→ **Task objective**
Track down each line that has the word "with" and copy it.
# Supplied material start
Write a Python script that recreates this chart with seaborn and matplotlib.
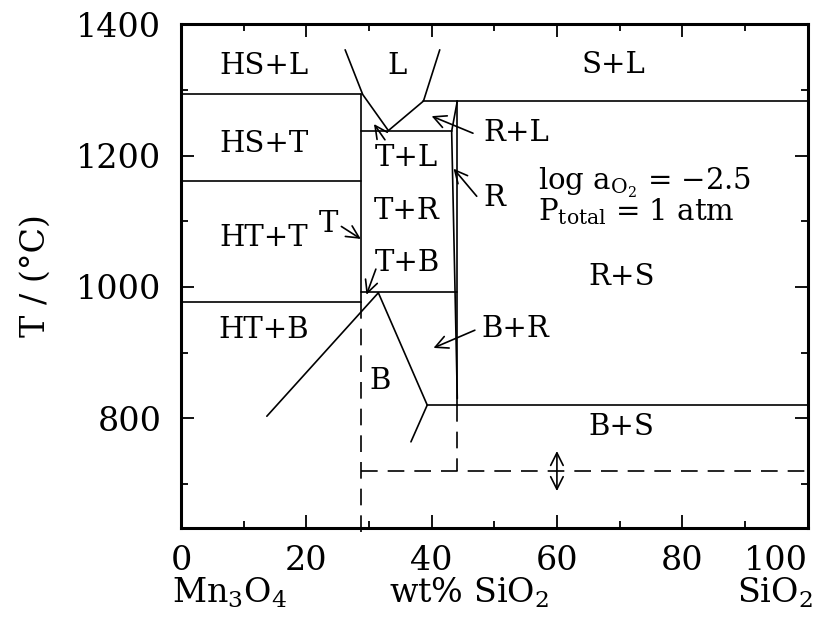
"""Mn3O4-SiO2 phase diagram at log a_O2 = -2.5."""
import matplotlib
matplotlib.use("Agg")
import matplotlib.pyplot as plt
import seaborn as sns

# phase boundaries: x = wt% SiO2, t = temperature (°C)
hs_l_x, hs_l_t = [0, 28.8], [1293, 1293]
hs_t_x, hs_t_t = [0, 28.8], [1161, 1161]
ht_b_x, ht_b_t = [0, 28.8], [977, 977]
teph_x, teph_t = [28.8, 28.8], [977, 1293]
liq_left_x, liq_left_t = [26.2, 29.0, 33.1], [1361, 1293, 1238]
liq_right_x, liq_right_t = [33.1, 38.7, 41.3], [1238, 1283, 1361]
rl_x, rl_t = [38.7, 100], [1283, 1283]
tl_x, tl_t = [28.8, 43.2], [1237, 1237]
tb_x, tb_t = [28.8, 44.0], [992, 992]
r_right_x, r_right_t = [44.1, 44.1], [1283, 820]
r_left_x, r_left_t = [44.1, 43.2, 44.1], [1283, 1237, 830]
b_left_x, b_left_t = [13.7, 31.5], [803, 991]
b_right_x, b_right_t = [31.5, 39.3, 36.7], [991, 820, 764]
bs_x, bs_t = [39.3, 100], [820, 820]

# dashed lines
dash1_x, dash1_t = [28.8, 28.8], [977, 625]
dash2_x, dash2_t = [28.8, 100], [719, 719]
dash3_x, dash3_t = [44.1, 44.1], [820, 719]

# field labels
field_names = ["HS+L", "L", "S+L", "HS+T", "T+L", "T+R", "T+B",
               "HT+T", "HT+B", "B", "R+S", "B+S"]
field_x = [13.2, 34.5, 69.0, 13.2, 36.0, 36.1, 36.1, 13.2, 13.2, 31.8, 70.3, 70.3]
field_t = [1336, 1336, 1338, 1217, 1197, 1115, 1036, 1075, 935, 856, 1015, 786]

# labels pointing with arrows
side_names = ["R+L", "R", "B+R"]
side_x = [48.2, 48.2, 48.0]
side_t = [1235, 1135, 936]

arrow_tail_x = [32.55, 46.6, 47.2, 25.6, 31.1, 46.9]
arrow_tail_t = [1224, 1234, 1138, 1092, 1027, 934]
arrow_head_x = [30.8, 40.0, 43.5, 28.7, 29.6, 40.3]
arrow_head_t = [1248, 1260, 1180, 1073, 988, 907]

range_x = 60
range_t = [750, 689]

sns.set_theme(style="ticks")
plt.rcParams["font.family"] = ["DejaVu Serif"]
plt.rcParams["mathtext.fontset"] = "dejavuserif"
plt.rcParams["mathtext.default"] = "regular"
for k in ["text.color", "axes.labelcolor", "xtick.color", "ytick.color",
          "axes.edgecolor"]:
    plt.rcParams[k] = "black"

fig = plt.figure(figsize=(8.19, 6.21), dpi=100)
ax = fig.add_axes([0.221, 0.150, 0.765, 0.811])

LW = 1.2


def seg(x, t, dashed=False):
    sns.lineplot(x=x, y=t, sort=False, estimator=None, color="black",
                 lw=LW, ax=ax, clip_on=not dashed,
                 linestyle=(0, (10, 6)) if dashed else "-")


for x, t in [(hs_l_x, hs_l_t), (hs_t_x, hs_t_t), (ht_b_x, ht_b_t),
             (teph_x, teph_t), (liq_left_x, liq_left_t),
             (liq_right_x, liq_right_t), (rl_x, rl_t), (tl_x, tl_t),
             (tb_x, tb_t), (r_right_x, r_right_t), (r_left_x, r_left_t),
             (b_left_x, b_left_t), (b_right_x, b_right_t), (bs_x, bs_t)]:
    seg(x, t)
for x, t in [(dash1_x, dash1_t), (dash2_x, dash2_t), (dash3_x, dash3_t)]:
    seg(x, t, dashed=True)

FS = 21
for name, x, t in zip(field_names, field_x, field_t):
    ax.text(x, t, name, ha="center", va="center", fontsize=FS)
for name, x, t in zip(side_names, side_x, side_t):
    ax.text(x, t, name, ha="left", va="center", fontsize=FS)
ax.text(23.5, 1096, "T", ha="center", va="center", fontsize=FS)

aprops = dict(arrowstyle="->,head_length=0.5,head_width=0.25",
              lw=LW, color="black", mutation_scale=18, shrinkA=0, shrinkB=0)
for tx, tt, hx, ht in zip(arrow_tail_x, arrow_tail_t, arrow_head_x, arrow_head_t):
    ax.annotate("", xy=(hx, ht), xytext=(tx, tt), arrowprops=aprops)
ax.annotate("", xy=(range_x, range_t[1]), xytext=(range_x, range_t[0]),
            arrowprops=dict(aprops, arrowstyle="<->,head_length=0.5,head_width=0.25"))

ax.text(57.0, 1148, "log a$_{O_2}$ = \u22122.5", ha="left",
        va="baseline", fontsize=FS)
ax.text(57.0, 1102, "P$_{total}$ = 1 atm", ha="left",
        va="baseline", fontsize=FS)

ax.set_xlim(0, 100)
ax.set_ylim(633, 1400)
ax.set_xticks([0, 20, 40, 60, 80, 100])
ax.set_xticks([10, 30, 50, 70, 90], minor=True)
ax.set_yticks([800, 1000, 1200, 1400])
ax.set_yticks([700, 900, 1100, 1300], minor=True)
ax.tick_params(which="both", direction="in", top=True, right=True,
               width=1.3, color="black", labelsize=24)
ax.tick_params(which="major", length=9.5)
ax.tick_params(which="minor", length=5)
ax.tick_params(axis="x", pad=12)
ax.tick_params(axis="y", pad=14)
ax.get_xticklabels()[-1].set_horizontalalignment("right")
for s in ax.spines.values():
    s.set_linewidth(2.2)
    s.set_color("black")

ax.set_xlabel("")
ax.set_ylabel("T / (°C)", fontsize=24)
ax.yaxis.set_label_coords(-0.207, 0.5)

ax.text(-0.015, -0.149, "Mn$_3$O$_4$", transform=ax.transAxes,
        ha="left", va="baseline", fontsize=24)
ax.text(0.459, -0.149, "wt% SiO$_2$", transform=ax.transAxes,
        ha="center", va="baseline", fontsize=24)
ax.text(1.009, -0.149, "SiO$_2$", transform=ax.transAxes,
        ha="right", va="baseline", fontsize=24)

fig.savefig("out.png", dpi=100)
# Supplied material end
→ **Response to this exercise**
Write a Python script that recreates this chart with seaborn and matplotlib.
# labels pointing with arrows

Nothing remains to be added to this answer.